Leading up to the vote, Pride sent a document to its members that connected the October decision to financial trouble Pride was facing. “Pride Toronto’s position on the participation of the Toronto Police had to come under reconsideration, as it became clear that while our funding arrangements in the past could withstand our policy on police participation, our future funding could not,” the document says.

Pride currently receives hundreds of thousands of dollars from the municipal, provincial and federal governments, and $450,000 in new federal funds was announced in the fall for an initiative focused on improving relations between LGBTQ2+ communities and the criminal justice system. Minutes say the board believed an announcement about police participation would “facilitate funding.”

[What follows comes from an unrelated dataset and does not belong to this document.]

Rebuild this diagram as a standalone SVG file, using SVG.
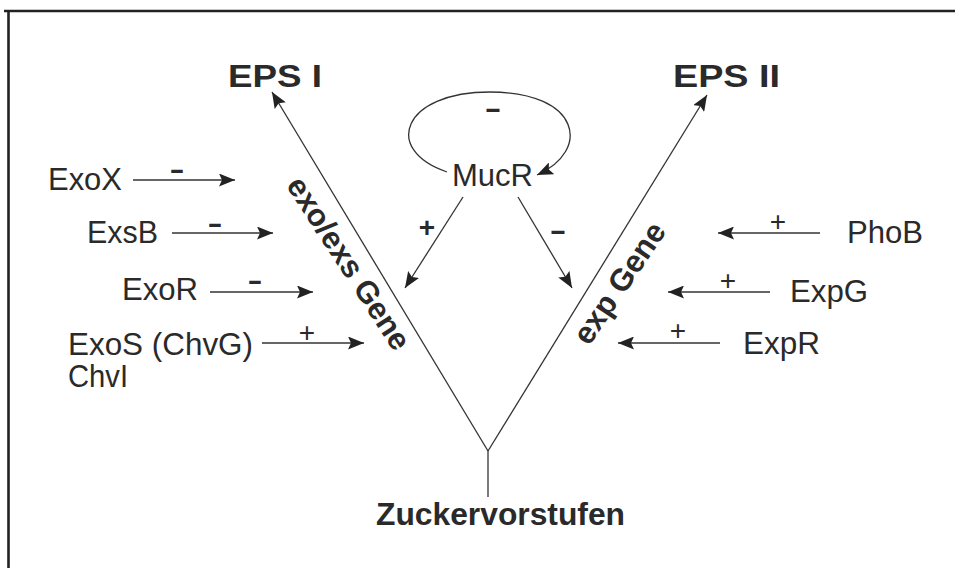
<svg xmlns="http://www.w3.org/2000/svg" width="955" height="568" viewBox="0 0 955 568">
<defs>
<style>
.lbl{font-family:"Liberation Sans",Arial,sans-serif;font-size:31px;fill:#2a2a2a}
.bold{font-weight:bold}
.sign{font-family:"Liberation Sans",Arial,sans-serif;font-size:28px;fill:#2a2a2a;text-anchor:middle}
.edge{fill:none;stroke:#333;stroke-width:1.3}
</style>
<marker id="ah" markerUnits="userSpaceOnUse" markerWidth="17" markerHeight="13" refX="16" refY="6.5" orient="auto">
<path d="M0,0 L16,6.5 L0,13 L3,6.5 Z" fill="#222"/>
</marker>
</defs>
<rect width="955" height="568" fill="#fff"/>
<path d="M4,11 H955 M8.5,11 V568" fill="none" stroke="#222" stroke-width="2.6"/>

<g id="eps1"><text class="lbl bold" x="228" y="87" font-size="33" textLength="94" lengthAdjust="spacingAndGlyphs">EPS I</text></g>
<g id="eps2"><text class="lbl bold" x="673" y="87" font-size="33" textLength="107" lengthAdjust="spacingAndGlyphs">EPS II</text></g>
<g id="mucr"><text class="lbl" x="452" y="186" textLength="81" lengthAdjust="spacingAndGlyphs">MucR</text></g>
<g id="exox"><text class="lbl" x="48" y="190" textLength="74" lengthAdjust="spacingAndGlyphs">ExoX</text></g>
<g id="exsb"><text class="lbl" x="87" y="243" textLength="71" lengthAdjust="spacingAndGlyphs">ExsB</text></g>
<g id="exor"><text class="lbl" x="122" y="300" textLength="76" lengthAdjust="spacingAndGlyphs">ExoR</text></g>
<g id="exos"><text class="lbl" x="68" y="355" textLength="185" lengthAdjust="spacingAndGlyphs">ExoS (ChvG)</text>
<text class="lbl" x="68" y="387" textLength="60" lengthAdjust="spacingAndGlyphs">ChvI</text></g>
<g id="phob"><text class="lbl" x="847" y="243" textLength="76" lengthAdjust="spacingAndGlyphs">PhoB</text></g>
<g id="expg"><text class="lbl" x="790" y="302" textLength="78" lengthAdjust="spacingAndGlyphs">ExpG</text></g>
<g id="expr"><text class="lbl" x="743" y="354" textLength="77" lengthAdjust="spacingAndGlyphs">ExpR</text></g>
<g id="zucker"><text class="lbl bold" x="376" y="525" textLength="249" lengthAdjust="spacingAndGlyphs">Zuckervorstufen</text></g>

<g id="connectors">
<path class="edge" d="M488,451 L272,92" marker-end="url(#ah)"/>
<path class="edge" d="M488,451 L707,95" marker-end="url(#ah)"/>
<path class="edge" d="M488,451 V497"/>
<path class="edge" d="M447,172 C382,150 402,92 490,92 C580,92 592,150 537,175" marker-end="url(#ah)"/>
<path class="edge" d="M463,197 L405,288" marker-end="url(#ah)"/>
<path class="edge" d="M518,197 L572,288" marker-end="url(#ah)"/>
<path class="edge" d="M133,180 H235" marker-end="url(#ah)"/>
<path class="edge" d="M172,233 H273" marker-end="url(#ah)"/>
<path class="edge" d="M210,292 H313" marker-end="url(#ah)"/>
<path class="edge" d="M262,343 H364" marker-end="url(#ah)"/>
<path class="edge" d="M820,233 H718" marker-end="url(#ah)"/>
<path class="edge" d="M770,292 H668" marker-end="url(#ah)"/>
<path class="edge" d="M720,343 H618" marker-end="url(#ah)"/>

<text class="lbl bold" transform="translate(340,269) rotate(57)" text-anchor="middle" font-size="29">exo/exs Gene</text>
<text class="lbl bold" transform="translate(628,289) rotate(-56)" text-anchor="middle" font-size="29">exp Gene</text>

<text class="sign bold" x="177" y="179" textLength="15" lengthAdjust="spacingAndGlyphs">-</text>
<text class="sign bold" x="215" y="233" textLength="15" lengthAdjust="spacingAndGlyphs">-</text>
<text class="sign bold" x="255" y="290" textLength="15" lengthAdjust="spacingAndGlyphs">-</text>
<text class="sign" x="307" y="342">+</text>
<text class="sign" x="778" y="231">+</text>
<text class="sign" x="728" y="290">+</text>
<text class="sign" x="678" y="340">+</text>
<text class="sign bold" x="427" y="237" font-size="30">+</text>
<text class="sign bold" x="558" y="240" font-size="32" textLength="17" lengthAdjust="spacingAndGlyphs">-</text>
<text class="sign bold" x="493" y="118" font-size="32" textLength="17" lengthAdjust="spacingAndGlyphs">-</text>
</g>
</svg>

Pride’s financial strife began in 2016, Ms. Nuamah said, when they “missed a number of deadlines.” The organization then landed in a deficit and the years-long debate on police participation has further strained internal resources; the organization has a small staff, and considerable energy has gone toward the question of police participation in the parade.

Ms. Nuamah says the verdict indicates a “real divide” over what police represent within their communities. “Strip away everything – the drama of ‘were the votes this, were they that,’ and all that stuff – when people were given the opportunity to vote, they voted right down the middle. And it says as much about why Pride has always been contentious, as why it continues to be.”

Neither Ontario Premier Doug Ford’s government nor Toronto Mayor John Tory commented Wednesday on the status of funding commitments for Pride moving forward. Toronto councillors had threatened to cancel the city’s $260,000 grant for Pride in 2017, after the organization first banned uniformed police participation. (That motion failed in council.) Mr. Tory declined to say Wednesday whether council should withhold funding in light of the verdict. He told reporters that he found the vote “deeply disappointing.”

Mr. Tory praised Pride, the police and the federal government for their efforts to address “legitimate, outstanding and, in some cases, historic issues” raised about the police by some in the LGBTQ2+ community. He noted the vote was close. But the mayor, who has been involved in talks to have police included in Pride this year, said he hoped a resolution could be found before the 2019 parade.

Meanwhile, Simon Jefferies, a spokesman for Mr. Ford, wrote in an e-mail to The Globe and Mail: “Premier Ford has been clear: front line police officers who work tirelessly to keep our communities safe should be included in Pride events. An event that bills itself as inclusive, like Pride, should not be excluding police.”

Ms. Nuamah’s concern about Pride’s financial situation isn’t shared by all of its members. Christin Milloy, who voted against allowing police involvement on Tuesday night, says Pride is spending money unnecessarily on their events. “It’s time to downsize the party. … Pride did perfectly fine with very little money and no police for many years, and it will do just fine again under those conditions,” she said on Wednesday.

Shawn Ahmed voted in favour of police participation. He hopes both camps accept the verdict and that the “yes" side continues to facilitate meaningful dialogue: “If [government or companies] cut the funding, it’s just as counterproductive and just as harmful to anti-oppression and social liberation as those who are saying the only solution is the abolishment of the police.”